(Given request)
Return the listing below exactly, with the pictures dropped.

(Dataset excerpt)
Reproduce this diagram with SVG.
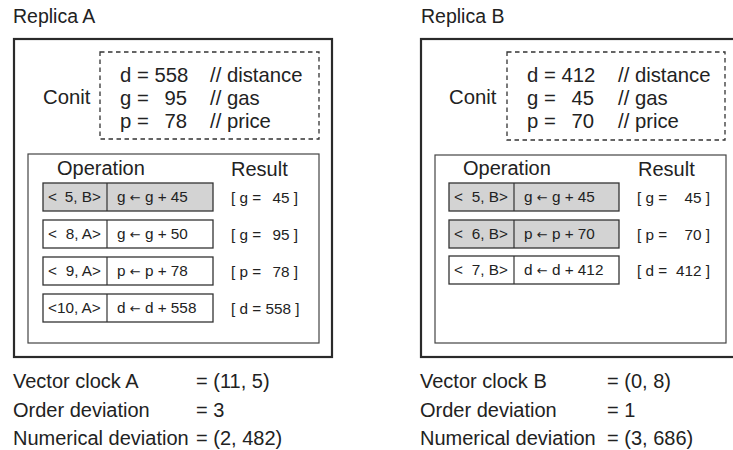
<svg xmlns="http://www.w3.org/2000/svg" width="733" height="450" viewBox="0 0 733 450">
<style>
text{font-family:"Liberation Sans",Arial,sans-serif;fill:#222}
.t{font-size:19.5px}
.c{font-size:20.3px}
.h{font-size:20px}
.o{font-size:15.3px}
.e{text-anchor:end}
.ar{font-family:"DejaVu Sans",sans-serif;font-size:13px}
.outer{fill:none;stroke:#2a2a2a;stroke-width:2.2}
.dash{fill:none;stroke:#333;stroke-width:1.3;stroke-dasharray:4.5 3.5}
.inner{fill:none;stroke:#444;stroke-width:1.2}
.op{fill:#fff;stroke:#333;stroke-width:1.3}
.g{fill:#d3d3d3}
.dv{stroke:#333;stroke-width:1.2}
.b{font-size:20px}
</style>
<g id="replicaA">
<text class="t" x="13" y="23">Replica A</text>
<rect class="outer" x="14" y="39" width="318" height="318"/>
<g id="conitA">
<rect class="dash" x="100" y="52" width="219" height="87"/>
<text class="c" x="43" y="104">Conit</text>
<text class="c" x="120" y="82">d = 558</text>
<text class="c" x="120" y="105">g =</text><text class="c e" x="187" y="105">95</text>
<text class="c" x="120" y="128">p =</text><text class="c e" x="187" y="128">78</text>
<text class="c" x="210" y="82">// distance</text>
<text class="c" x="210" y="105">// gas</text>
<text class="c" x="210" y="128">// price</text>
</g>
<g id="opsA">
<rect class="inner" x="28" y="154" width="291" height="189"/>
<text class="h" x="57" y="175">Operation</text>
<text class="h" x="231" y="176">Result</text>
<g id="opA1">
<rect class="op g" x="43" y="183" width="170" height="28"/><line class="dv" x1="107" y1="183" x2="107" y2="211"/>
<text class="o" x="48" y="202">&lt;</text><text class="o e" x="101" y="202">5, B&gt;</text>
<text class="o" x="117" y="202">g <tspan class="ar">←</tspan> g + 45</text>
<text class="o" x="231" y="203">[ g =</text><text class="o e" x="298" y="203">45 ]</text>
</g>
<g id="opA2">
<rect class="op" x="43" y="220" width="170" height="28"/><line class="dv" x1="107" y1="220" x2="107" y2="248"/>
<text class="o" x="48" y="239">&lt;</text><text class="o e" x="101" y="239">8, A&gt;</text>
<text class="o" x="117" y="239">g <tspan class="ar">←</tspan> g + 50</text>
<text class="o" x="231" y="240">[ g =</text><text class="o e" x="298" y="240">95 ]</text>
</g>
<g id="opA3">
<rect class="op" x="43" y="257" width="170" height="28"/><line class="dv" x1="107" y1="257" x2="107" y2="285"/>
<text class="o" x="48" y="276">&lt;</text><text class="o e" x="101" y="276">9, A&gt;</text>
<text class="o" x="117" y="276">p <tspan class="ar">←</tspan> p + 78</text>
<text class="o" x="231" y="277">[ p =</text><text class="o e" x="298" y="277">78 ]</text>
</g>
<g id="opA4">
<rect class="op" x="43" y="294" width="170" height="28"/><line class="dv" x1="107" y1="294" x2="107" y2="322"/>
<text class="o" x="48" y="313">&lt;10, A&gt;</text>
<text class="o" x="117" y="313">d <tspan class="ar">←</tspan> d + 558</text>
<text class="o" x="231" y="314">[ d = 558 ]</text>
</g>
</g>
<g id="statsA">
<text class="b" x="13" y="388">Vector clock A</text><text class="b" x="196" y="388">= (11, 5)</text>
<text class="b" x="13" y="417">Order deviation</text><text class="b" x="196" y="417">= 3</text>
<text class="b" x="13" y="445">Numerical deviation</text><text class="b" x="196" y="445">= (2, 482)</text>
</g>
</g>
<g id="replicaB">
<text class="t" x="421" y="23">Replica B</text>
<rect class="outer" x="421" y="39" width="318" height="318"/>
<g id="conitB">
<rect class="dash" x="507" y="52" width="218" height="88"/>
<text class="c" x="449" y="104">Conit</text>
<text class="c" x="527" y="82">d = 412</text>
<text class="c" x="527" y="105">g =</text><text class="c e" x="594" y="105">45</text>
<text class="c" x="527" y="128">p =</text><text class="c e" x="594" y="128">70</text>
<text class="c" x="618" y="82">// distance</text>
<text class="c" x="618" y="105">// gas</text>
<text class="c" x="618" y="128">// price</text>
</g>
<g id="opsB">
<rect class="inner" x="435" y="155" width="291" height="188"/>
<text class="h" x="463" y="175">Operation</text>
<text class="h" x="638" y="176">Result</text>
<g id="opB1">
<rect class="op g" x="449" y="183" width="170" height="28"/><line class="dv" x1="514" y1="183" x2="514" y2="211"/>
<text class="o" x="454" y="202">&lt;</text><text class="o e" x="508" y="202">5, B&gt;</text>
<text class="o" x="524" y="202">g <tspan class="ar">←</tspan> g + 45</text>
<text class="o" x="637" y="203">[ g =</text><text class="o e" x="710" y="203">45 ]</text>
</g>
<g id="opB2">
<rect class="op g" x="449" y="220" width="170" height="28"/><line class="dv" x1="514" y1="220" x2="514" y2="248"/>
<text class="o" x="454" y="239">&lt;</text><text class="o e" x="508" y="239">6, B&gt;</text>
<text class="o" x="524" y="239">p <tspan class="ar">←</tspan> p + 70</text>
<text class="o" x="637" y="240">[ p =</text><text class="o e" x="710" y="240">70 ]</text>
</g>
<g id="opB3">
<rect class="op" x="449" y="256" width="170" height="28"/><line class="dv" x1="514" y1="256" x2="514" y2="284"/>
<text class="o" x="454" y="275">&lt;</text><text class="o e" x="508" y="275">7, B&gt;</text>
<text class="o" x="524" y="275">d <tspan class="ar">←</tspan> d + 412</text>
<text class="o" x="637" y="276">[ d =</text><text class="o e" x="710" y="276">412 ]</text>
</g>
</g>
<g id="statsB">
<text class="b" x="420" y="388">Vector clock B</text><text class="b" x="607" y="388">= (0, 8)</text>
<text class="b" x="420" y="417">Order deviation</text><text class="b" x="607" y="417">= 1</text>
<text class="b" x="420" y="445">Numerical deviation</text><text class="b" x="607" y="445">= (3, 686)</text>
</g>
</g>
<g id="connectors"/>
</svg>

(The response)
Reproduce this diagram with SVG.
<svg xmlns="http://www.w3.org/2000/svg" width="733" height="450" viewBox="0 0 733 450">
<style>
text{font-family:"Liberation Sans",Arial,sans-serif;fill:#222}
.t{font-size:19.5px}
.c{font-size:20.3px}
.h{font-size:20px}
.o{font-size:15.3px}
.e{text-anchor:end}
.ar{font-family:"DejaVu Sans",sans-serif;font-size:13px}
.outer{fill:none;stroke:#2a2a2a;stroke-width:2.2}
.dash{fill:none;stroke:#333;stroke-width:1.3;stroke-dasharray:4.5 3.5}
.inner{fill:none;stroke:#444;stroke-width:1.2}
.op{fill:#fff;stroke:#333;stroke-width:1.3}
.g{fill:#d3d3d3}
.dv{stroke:#333;stroke-width:1.2}
.b{font-size:20px}
</style>
<g id="replicaA">
<text class="t" x="13" y="23">Replica A</text>
<rect class="outer" x="14" y="39" width="318" height="318"/>
<g id="conitA">
<rect class="dash" x="100" y="52" width="219" height="87"/>
<text class="c" x="43" y="104">Conit</text>
<text class="c" x="120" y="82">d = 558</text>
<text class="c" x="120" y="105">g =</text><text class="c e" x="187" y="105">95</text>
<text class="c" x="120" y="128">p =</text><text class="c e" x="187" y="128">78</text>
<text class="c" x="210" y="82">// distance</text>
<text class="c" x="210" y="105">// gas</text>
<text class="c" x="210" y="128">// price</text>
</g>
<g id="opsA">
<rect class="inner" x="28" y="154" width="291" height="189"/>
<text class="h" x="57" y="175">Operation</text>
<text class="h" x="231" y="176">Result</text>
<g id="opA1">
<rect class="op g" x="43" y="183" width="170" height="28"/><line class="dv" x1="107" y1="183" x2="107" y2="211"/>
<text class="o" x="48" y="202">&lt;</text><text class="o e" x="101" y="202">5, B&gt;</text>
<text class="o" x="117" y="202">g <tspan class="ar">←</tspan> g + 45</text>
<text class="o" x="231" y="203">[ g =</text><text class="o e" x="298" y="203">45 ]</text>
</g>
<g id="opA2">
<rect class="op" x="43" y="220" width="170" height="28"/><line class="dv" x1="107" y1="220" x2="107" y2="248"/>
<text class="o" x="48" y="239">&lt;</text><text class="o e" x="101" y="239">8, A&gt;</text>
<text class="o" x="117" y="239">g <tspan class="ar">←</tspan> g + 50</text>
<text class="o" x="231" y="240">[ g =</text><text class="o e" x="298" y="240">95 ]</text>
</g>
<g id="opA3">
<rect class="op" x="43" y="257" width="170" height="28"/><line class="dv" x1="107" y1="257" x2="107" y2="285"/>
<text class="o" x="48" y="276">&lt;</text><text class="o e" x="101" y="276">9, A&gt;</text>
<text class="o" x="117" y="276">p <tspan class="ar">←</tspan> p + 78</text>
<text class="o" x="231" y="277">[ p =</text><text class="o e" x="298" y="277">78 ]</text>
</g>
<g id="opA4">
<rect class="op" x="43" y="294" width="170" height="28"/><line class="dv" x1="107" y1="294" x2="107" y2="322"/>
<text class="o" x="48" y="313">&lt;10, A&gt;</text>
<text class="o" x="117" y="313">d <tspan class="ar">←</tspan> d + 558</text>
<text class="o" x="231" y="314">[ d = 558 ]</text>
</g>
</g>
<g id="statsA">
<text class="b" x="13" y="388">Vector clock A</text><text class="b" x="196" y="388">= (11, 5)</text>
<text class="b" x="13" y="417">Order deviation</text><text class="b" x="196" y="417">= 3</text>
<text class="b" x="13" y="445">Numerical deviation</text><text class="b" x="196" y="445">= (2, 482)</text>
</g>
</g>
<g id="replicaB">
<text class="t" x="421" y="23">Replica B</text>
<rect class="outer" x="421" y="39" width="318" height="318"/>
<g id="conitB">
<rect class="dash" x="507" y="52" width="218" height="88"/>
<text class="c" x="449" y="104">Conit</text>
<text class="c" x="527" y="82">d = 412</text>
<text class="c" x="527" y="105">g =</text><text class="c e" x="594" y="105">45</text>
<text class="c" x="527" y="128">p =</text><text class="c e" x="594" y="128">70</text>
<text class="c" x="618" y="82">// distance</text>
<text class="c" x="618" y="105">// gas</text>
<text class="c" x="618" y="128">// price</text>
</g>
<g id="opsB">
<rect class="inner" x="435" y="155" width="291" height="188"/>
<text class="h" x="463" y="175">Operation</text>
<text class="h" x="638" y="176">Result</text>
<g id="opB1">
<rect class="op g" x="449" y="183" width="170" height="28"/><line class="dv" x1="514" y1="183" x2="514" y2="211"/>
<text class="o" x="454" y="202">&lt;</text><text class="o e" x="508" y="202">5, B&gt;</text>
<text class="o" x="524" y="202">g <tspan class="ar">←</tspan> g + 45</text>
<text class="o" x="637" y="203">[ g =</text><text class="o e" x="710" y="203">45 ]</text>
</g>
<g id="opB2">
<rect class="op g" x="449" y="220" width="170" height="28"/><line class="dv" x1="514" y1="220" x2="514" y2="248"/>
<text class="o" x="454" y="239">&lt;</text><text class="o e" x="508" y="239">6, B&gt;</text>
<text class="o" x="524" y="239">p <tspan class="ar">←</tspan> p + 70</text>
<text class="o" x="637" y="240">[ p =</text><text class="o e" x="710" y="240">70 ]</text>
</g>
<g id="opB3">
<rect class="op" x="449" y="256" width="170" height="28"/><line class="dv" x1="514" y1="256" x2="514" y2="284"/>
<text class="o" x="454" y="275">&lt;</text><text class="o e" x="508" y="275">7, B&gt;</text>
<text class="o" x="524" y="275">d <tspan class="ar">←</tspan> d + 412</text>
<text class="o" x="637" y="276">[ d =</text><text class="o e" x="710" y="276">412 ]</text>
</g>
</g>
<g id="statsB">
<text class="b" x="420" y="388">Vector clock B</text><text class="b" x="607" y="388">= (0, 8)</text>
<text class="b" x="420" y="417">Order deviation</text><text class="b" x="607" y="417">= 1</text>
<text class="b" x="420" y="445">Numerical deviation</text><text class="b" x="607" y="445">= (3, 686)</text>
</g>
</g>
<g id="connectors"/>
</svg>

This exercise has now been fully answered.